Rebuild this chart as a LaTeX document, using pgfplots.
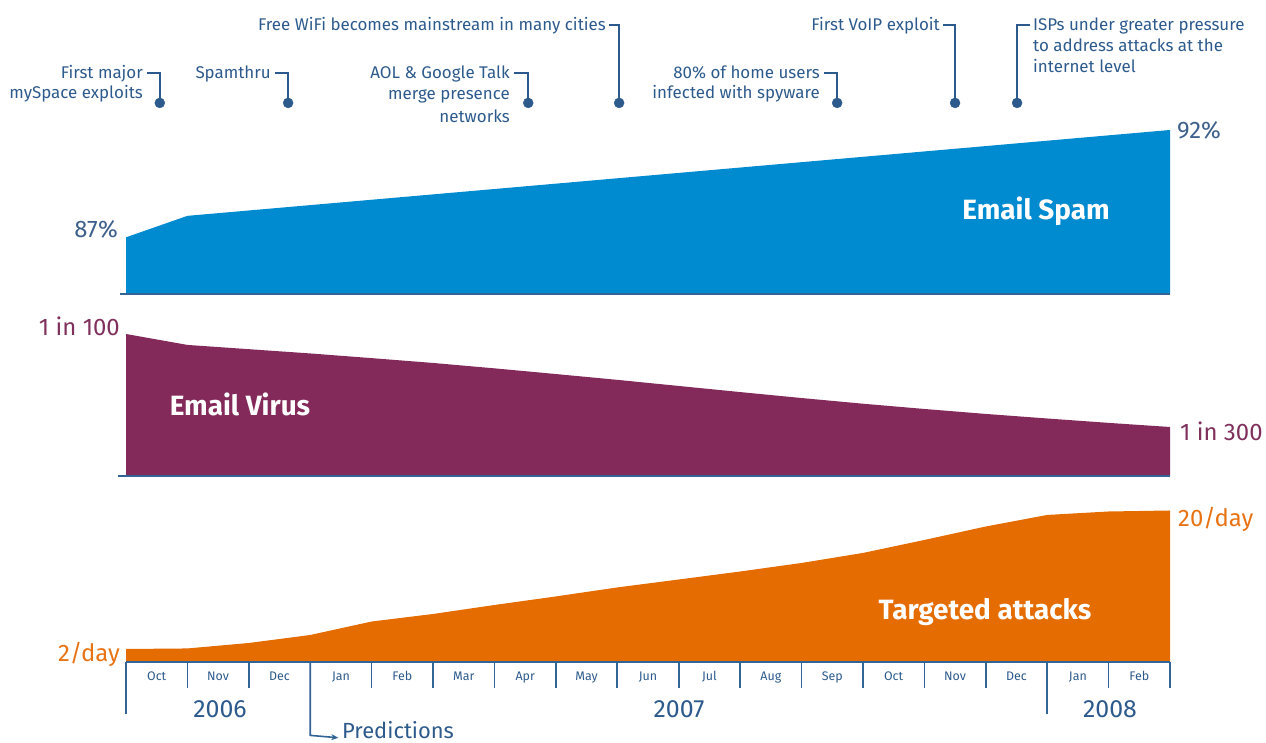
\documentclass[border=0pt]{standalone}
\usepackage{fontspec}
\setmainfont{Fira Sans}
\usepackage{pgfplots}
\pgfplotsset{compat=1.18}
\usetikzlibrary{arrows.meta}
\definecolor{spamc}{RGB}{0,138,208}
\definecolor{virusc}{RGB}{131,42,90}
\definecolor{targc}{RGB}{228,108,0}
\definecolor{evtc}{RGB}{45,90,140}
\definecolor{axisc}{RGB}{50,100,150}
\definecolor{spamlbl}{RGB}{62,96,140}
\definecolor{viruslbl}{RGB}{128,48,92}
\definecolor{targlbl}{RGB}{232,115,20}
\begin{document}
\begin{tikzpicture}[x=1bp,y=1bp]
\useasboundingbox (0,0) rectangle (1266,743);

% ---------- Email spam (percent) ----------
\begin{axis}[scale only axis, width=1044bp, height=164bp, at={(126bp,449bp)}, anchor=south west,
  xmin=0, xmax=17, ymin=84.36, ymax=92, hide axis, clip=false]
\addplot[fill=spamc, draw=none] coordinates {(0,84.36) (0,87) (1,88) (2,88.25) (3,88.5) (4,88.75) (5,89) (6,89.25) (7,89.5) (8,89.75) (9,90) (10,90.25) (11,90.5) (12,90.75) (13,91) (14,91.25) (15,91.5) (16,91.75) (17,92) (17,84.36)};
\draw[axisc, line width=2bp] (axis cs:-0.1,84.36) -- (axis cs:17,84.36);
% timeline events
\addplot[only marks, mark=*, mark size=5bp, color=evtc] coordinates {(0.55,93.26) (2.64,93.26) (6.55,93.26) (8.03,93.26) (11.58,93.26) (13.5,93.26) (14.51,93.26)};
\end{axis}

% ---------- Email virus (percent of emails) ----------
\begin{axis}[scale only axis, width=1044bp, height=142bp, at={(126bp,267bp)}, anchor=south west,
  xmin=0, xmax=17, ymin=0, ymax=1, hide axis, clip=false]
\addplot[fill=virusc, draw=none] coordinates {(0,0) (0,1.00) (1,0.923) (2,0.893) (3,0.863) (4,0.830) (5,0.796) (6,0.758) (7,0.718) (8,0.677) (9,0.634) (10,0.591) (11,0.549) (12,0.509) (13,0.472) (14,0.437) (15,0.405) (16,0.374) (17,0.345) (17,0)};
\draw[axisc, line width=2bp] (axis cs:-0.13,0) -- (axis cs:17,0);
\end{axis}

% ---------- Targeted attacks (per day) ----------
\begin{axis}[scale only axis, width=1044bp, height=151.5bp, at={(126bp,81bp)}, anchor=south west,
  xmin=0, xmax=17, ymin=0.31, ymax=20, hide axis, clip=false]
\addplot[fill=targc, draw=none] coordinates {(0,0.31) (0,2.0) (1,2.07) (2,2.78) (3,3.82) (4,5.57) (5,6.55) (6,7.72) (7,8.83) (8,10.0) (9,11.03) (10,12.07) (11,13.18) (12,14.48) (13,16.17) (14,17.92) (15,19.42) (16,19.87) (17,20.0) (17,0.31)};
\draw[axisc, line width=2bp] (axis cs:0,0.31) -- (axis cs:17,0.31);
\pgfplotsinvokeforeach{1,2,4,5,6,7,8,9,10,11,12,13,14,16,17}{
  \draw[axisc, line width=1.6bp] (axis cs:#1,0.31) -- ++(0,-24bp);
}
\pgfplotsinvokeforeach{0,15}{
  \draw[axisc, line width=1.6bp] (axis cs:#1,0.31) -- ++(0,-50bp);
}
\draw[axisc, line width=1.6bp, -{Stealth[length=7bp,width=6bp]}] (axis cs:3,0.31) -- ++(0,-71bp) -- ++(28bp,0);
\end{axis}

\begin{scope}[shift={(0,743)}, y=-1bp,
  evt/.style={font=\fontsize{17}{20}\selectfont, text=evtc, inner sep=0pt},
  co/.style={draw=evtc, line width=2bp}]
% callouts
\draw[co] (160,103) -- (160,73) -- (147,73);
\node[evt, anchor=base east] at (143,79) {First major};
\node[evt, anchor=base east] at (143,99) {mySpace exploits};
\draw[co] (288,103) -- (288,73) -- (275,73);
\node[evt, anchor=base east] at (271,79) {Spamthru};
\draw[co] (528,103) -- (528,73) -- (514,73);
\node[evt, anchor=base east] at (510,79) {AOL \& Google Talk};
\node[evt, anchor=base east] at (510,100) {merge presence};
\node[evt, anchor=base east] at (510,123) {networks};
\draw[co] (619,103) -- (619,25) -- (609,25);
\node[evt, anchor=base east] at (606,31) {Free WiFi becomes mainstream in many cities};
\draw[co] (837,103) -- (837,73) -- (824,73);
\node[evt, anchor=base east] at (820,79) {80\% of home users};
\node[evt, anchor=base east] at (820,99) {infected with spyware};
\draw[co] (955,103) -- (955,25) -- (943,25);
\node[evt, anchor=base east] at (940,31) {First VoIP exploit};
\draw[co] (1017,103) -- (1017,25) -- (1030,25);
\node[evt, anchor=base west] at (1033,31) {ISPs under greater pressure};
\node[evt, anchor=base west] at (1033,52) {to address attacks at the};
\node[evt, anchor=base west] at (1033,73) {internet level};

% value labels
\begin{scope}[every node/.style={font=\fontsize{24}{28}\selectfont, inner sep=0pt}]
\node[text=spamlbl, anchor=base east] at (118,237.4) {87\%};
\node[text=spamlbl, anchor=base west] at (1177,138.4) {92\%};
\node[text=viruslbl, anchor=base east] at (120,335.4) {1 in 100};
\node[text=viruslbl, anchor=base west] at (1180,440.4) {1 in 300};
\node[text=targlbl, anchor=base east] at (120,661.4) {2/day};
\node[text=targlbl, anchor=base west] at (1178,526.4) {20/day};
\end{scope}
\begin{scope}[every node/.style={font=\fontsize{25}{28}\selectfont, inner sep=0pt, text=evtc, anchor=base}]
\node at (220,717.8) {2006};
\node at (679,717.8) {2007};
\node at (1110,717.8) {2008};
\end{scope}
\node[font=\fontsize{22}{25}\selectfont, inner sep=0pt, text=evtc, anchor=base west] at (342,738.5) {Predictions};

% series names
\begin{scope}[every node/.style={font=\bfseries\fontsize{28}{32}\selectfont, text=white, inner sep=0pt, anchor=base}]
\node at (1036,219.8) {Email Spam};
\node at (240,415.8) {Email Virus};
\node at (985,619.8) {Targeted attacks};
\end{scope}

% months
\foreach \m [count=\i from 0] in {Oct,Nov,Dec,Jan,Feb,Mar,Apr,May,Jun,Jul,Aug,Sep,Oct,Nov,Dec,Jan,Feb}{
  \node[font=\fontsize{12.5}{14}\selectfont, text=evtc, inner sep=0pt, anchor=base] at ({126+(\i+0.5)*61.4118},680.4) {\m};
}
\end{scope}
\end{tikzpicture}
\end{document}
○ ○ ○ ○ ○ ○ ○
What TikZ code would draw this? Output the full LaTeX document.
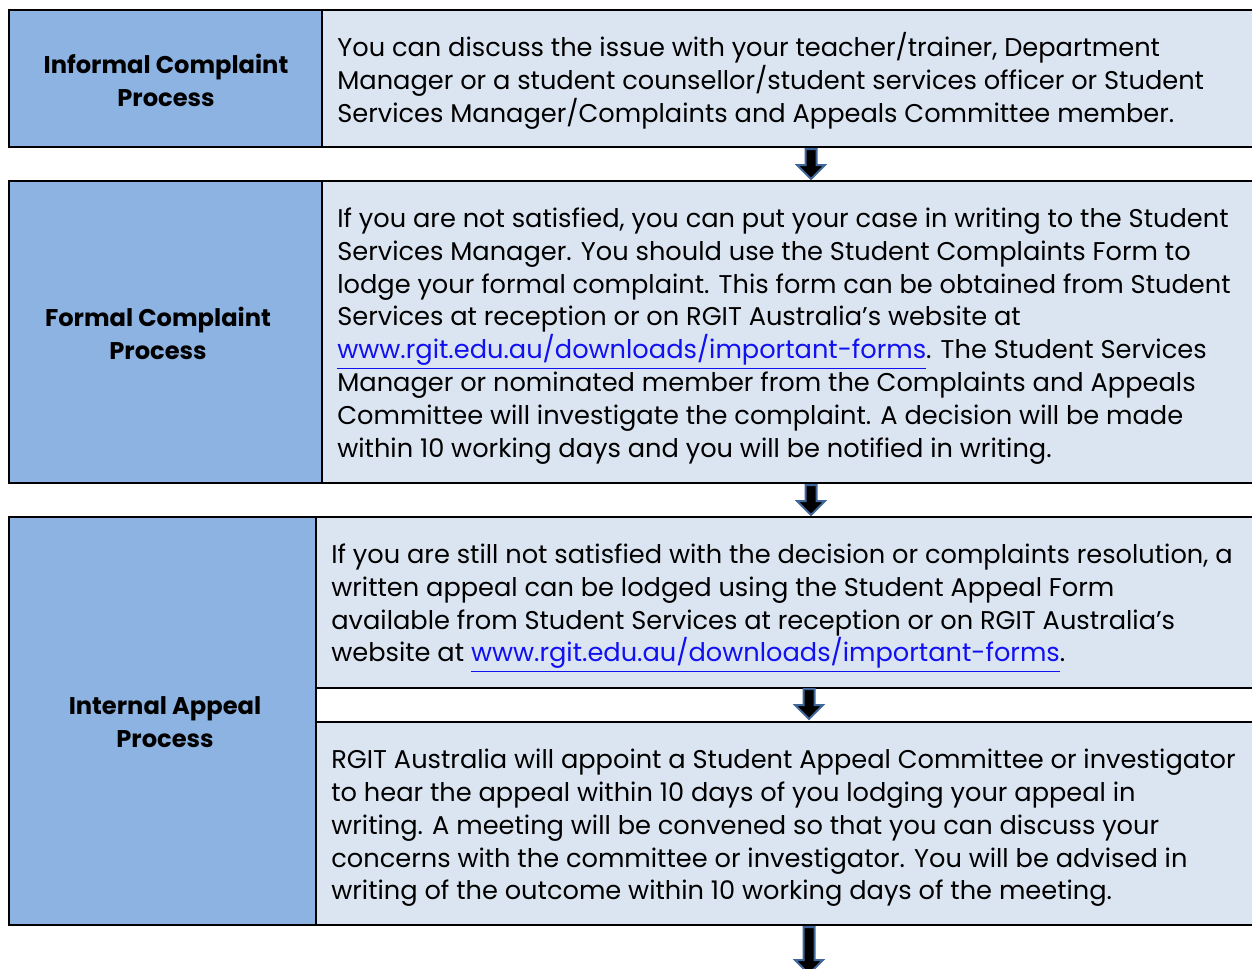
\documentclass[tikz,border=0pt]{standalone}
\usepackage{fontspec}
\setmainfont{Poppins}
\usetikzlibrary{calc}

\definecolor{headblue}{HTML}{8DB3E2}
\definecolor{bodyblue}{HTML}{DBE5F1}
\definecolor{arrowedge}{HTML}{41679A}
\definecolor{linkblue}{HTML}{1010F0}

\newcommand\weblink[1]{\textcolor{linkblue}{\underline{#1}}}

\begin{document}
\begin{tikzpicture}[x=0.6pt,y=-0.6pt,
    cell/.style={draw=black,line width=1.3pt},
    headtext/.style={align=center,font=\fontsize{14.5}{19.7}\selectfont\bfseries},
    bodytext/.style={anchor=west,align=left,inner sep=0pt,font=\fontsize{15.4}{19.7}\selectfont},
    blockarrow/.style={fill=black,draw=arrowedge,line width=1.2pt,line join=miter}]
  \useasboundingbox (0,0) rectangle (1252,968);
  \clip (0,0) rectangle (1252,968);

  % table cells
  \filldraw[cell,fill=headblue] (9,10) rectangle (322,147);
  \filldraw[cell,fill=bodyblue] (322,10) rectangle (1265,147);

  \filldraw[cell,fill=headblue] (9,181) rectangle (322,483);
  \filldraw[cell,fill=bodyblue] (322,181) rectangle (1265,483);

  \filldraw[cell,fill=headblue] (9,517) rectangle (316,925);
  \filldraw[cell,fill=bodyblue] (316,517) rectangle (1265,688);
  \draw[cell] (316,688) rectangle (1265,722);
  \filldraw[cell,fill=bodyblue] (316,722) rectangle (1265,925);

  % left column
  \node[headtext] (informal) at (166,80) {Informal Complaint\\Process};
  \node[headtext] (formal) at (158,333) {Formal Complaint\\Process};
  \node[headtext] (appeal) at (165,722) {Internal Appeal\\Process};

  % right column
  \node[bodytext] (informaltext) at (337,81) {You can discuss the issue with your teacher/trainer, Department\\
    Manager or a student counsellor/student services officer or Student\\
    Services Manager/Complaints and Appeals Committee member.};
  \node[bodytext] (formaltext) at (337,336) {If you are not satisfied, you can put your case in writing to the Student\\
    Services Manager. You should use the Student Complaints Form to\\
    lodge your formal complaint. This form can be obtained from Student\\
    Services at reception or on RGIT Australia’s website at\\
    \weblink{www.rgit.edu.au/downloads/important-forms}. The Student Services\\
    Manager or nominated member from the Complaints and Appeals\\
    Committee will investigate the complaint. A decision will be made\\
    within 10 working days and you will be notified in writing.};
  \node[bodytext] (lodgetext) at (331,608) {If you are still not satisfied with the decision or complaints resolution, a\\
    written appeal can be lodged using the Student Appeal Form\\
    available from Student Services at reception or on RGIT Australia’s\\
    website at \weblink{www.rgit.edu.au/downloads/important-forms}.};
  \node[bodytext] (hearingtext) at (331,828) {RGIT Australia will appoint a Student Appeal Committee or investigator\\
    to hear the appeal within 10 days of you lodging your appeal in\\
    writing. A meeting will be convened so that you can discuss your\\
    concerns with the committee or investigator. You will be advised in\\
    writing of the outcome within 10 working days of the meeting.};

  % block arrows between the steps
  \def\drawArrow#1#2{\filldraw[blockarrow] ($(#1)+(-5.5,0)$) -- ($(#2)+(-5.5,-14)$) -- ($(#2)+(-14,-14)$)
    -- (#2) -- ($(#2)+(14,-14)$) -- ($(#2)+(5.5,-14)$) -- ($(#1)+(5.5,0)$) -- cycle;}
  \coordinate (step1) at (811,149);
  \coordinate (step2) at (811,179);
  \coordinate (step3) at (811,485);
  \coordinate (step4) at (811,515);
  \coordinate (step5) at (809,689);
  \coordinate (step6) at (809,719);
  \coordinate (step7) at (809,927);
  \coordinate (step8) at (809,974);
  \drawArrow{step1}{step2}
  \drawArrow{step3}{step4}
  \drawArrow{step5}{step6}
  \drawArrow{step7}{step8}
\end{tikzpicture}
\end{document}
○ ○ ○ ○ ○ ○ ○
EXERCISE REQUIREMENTS:
Write out again exactly the lines above from the one with "Rebuild this chart" through the one with "(0,0) rectangle (1266,743);", adding no other lines and no pictures.

THE SOLUTION:
Rebuild this chart as a LaTeX document, using pgfplots.
\documentclass[border=0pt]{standalone}
\usepackage{fontspec}
\setmainfont{Fira Sans}
\usepackage{pgfplots}
\pgfplotsset{compat=1.18}
\usetikzlibrary{arrows.meta}
\definecolor{spamc}{RGB}{0,138,208}
\definecolor{virusc}{RGB}{131,42,90}
\definecolor{targc}{RGB}{228,108,0}
\definecolor{evtc}{RGB}{45,90,140}
\definecolor{axisc}{RGB}{50,100,150}
\definecolor{spamlbl}{RGB}{62,96,140}
\definecolor{viruslbl}{RGB}{128,48,92}
\definecolor{targlbl}{RGB}{232,115,20}
\begin{document}
\begin{tikzpicture}[x=1bp,y=1bp]
\useasboundingbox (0,0) rectangle (1266,743);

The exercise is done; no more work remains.